(CNN) - Sen. John McCain expressed pleasure and gratitude over his Super Tuesday showing and declared, "We will unite the party behind our conservative principles and move forward and win the general election in November."
The morning after proclaiming that he is now the front-runner among Republicans seeking the nation's highest office, the senator from Arizona told reporters in Phoenix, "I'm very pleased about the victory last night, obviously."
Standing in front of his "Straight Talk Express" bus, flanked by the man he has called his "favorite Democrat," Independent Sen. Joe Lieberman, and Sen. Lindsey Graham, R-South Carolina, McCain said he was "pleased at the depth and breadth of our victory last night."
Supporters like Lieberman and Graham, he said, "gave us a broad base of support from all parts of this party."
McCain said he has canceled a planned trip abroad this weekend in order to "wrap this up as quickly as possible."
Asked about concern among "very conservative" Republicans that McCain is not conservative enough for their tastes, McCain said he is not worried.
"With conservative voters, which are the majority of Republicans, we did extremely well," he said. And comparing his home state with that of is conservative rival, he said, "We won by a much larger margin in Arizona than Governor (Mitt) Romney did in Massachusetts."

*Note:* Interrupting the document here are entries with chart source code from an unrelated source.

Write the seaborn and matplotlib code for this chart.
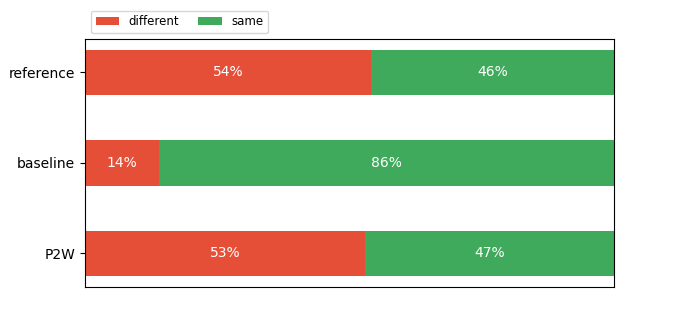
import matplotlib
matplotlib.use("Agg")
import matplotlib.pyplot as plt
import pandas as pd
import seaborn as sns

methods = ["reference", "baseline", "P2W"]
different = [0.54, 0.14, 0.53]
same = [0.46, 0.86, 0.47]

RED = "#e64f37"
GREEN = "#3faa5b"

df = pd.DataFrame({"method": methods, "different": different, "same": same})
df["total"] = df["different"] + df["same"]

fig = plt.figure(figsize=(6.82, 3.23), dpi=100)
ax = fig.add_axes([0.1246, 0.1115, 0.7757, 0.7678])

# stacked: full bar in green, then the "different" share on top in red
sns.barplot(data=df, y="method", x="total", orient="h", color=GREEN,
            width=0.5, saturation=1, label="same", ax=ax)
sns.barplot(data=df, y="method", x="different", orient="h", color=RED,
            width=0.5, saturation=1, label="different", ax=ax)

for i, row in df.iterrows():
    ax.text(row["different"] / 2, i, f"{row['different'] * 100:.0f}%",
            color="white", ha="center", va="center", fontsize=10)
    ax.text(row["different"] + row["same"] / 2, i, f"{row['same'] * 100:.0f}%",
            color="white", ha="center", va="center", fontsize=10)

ax.set_xlim(0, 1)
ax.set_ylim(2.37, -0.37)
ax.set_xticks([])
ax.set_xlabel("")
ax.set_ylabel("")
ax.tick_params(axis="y", labelsize=10)

handles, labels = ax.get_legend_handles_labels()
order = [labels.index("different"), labels.index("same")]
ax.legend([handles[k] for k in order], [labels[k] for k in order],
          loc="lower left", bbox_to_anchor=(0, 1.0), ncol=2, fontsize=8.5,
          borderaxespad=0.5, columnspacing=1.6)

fig.savefig("out.png", dpi=100)
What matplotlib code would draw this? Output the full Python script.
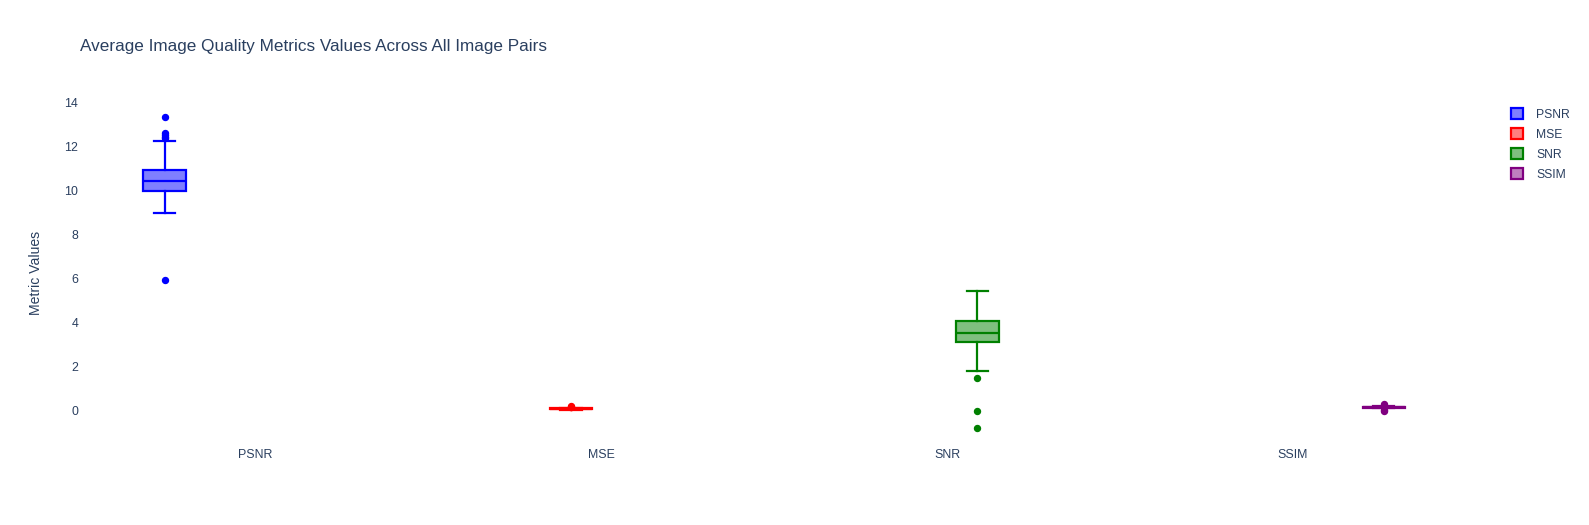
import matplotlib
matplotlib.use("Agg")
import matplotlib.pyplot as plt
from matplotlib.patches import Patch

plt.rcParams['font.family'] = ['Liberation Sans', 'DejaVu Sans']

# metric categories and box colours
metrics = ['PSNR', 'MSE', 'SNR', 'SSIM']
colors = ['#0000ff', '#ff0000', '#008000', '#800080']

# box statistics
q1 = [10.0, 0.07, 3.11, 0.13]
med = [10.45, 0.09, 3.55, 0.15]
q3 = [10.94, 0.11, 4.09, 0.17]
whislo = [8.97, 0.05, 1.82, 0.10]
whishi = [12.24, 0.13, 5.44, 0.20]
fliers = [
    [13.36, 12.64, 12.55, 12.45, 12.38, 5.94],
    [0.17, 0.20, 0.15],
    [1.47, 0.0, -0.77],
    [0.30, 0.05, 0.22, 0.0],
]

TXT = '#2a3f5f'
fig = plt.figure(figsize=(15.89, 5.25), dpi=100)
W, H = 1589, 525
ax = fig.add_axes([82.4 / W, 1 - 445 / H, (1466 - 82.4) / W, (445 - 100) / H])

slot = 0.7 / len(metrics)
for i, m in enumerate(metrics):
    pos = i + (i - 1.5) * slot
    stats = [dict(q1=q1[i], med=med[i], q3=q3[i], whislo=whislo[i],
                  whishi=whishi[i], fliers=fliers[i], label=m)]
    c = colors[i]
    ax.bxp(stats, positions=[pos], widths=slot * 0.7, capwidths=slot * 0.35,
           patch_artist=True, showfliers=True,
           boxprops=dict(facecolor=matplotlib.colors.to_rgba(c, 0.5), edgecolor=c, linewidth=1.6),
           medianprops=dict(color=c, linewidth=1.6),
           whiskerprops=dict(color=c, linewidth=1.6),
           capprops=dict(color=c, linewidth=1.6),
           flierprops=dict(marker='o', markerfacecolor=c, markeredgecolor=c, markersize=4.3))

ax.set_xlim(-0.5, 3.5)
ax.set_ylim(-1.56, 14.12)
ax.set_xticks(range(len(metrics)))
ax.set_xticklabels(metrics)
ax.set_yticks([0, 2, 4, 6, 8, 10, 12, 14])
ax.tick_params(length=0, labelsize=8.9, colors=TXT)
ax.tick_params(axis='y', pad=3)
ax.tick_params(axis='x', pad=3)
for s in ax.spines.values():
    s.set_visible(False)

ax.set_ylabel('Metric Values', fontsize=10.1, color=TXT)
ax.yaxis.set_label_coords((42.5 - 82.4) / (1466 - 82.4), 0.5)
fig.text(80 / W, 1 - 46 / H, 'Average Image Quality Metrics Values Across All Image Pairs',
         fontsize=12.3, color=TXT, va='center', ha='left')

handles = [Patch(facecolor=matplotlib.colors.to_rgba(c, 0.5), edgecolor=c, linewidth=1.6, label=m)
           for m, c in zip(metrics, colors)]
leg = fig.legend(handles=handles, loc='upper left', bbox_to_anchor=(1511 / W, 1 - 108 / H),
                 frameon=False, fontsize=8.7, handlelength=1.0, handleheight=1.0,
                 handletextpad=1.1, labelspacing=0.62, borderpad=0, borderaxespad=0)
for t in leg.get_texts():
    t.set_color(TXT)

fig.savefig('out.png', dpi=100)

"Is there a lot of work to unite the entire party?" he asked rhetorically "Sure. After the campaigns are over, you've always got the task of uniting the party behind the nominee."
But he expressed confidence he can do just that. "Our message will be we all share common conservative principles," he said. "Fundamental conservative political philosophy, which has been my record."
McCain then addressed the issues that motivated many voters in Tuesday's elections. The nation is in "difficult economic times," but raising taxes "exacerbates the difficulties," he said.
He reiterated the he would cut wasteful spending rather than raise taxes, which "would be the worst thing we could do to our economy."
And he backed the call by President Bush for Congress to move quickly to pass an economic stimulus measure.
"If we say we're going to pass a stimulus package and then we don't, then that contributes to the cynicism and lack of trust."
McCain took pains to single out Lieberman as "a chapter in 'Profiles in Courage'" - an example of the kind of bipartisan politician he admires. "We
have a guy here who would stand up against his entire party and say, 'We've got to stand the course in Iraq,'" said McCain, who supports Bush's stay-the-course approach in that country.
"Al Qaeda will win if we do what the Democrats want us to do," he said about the Democratic presidential candidates' plans to draw down U.S. forces from Iraq quickly if one of them becomes commander in chief.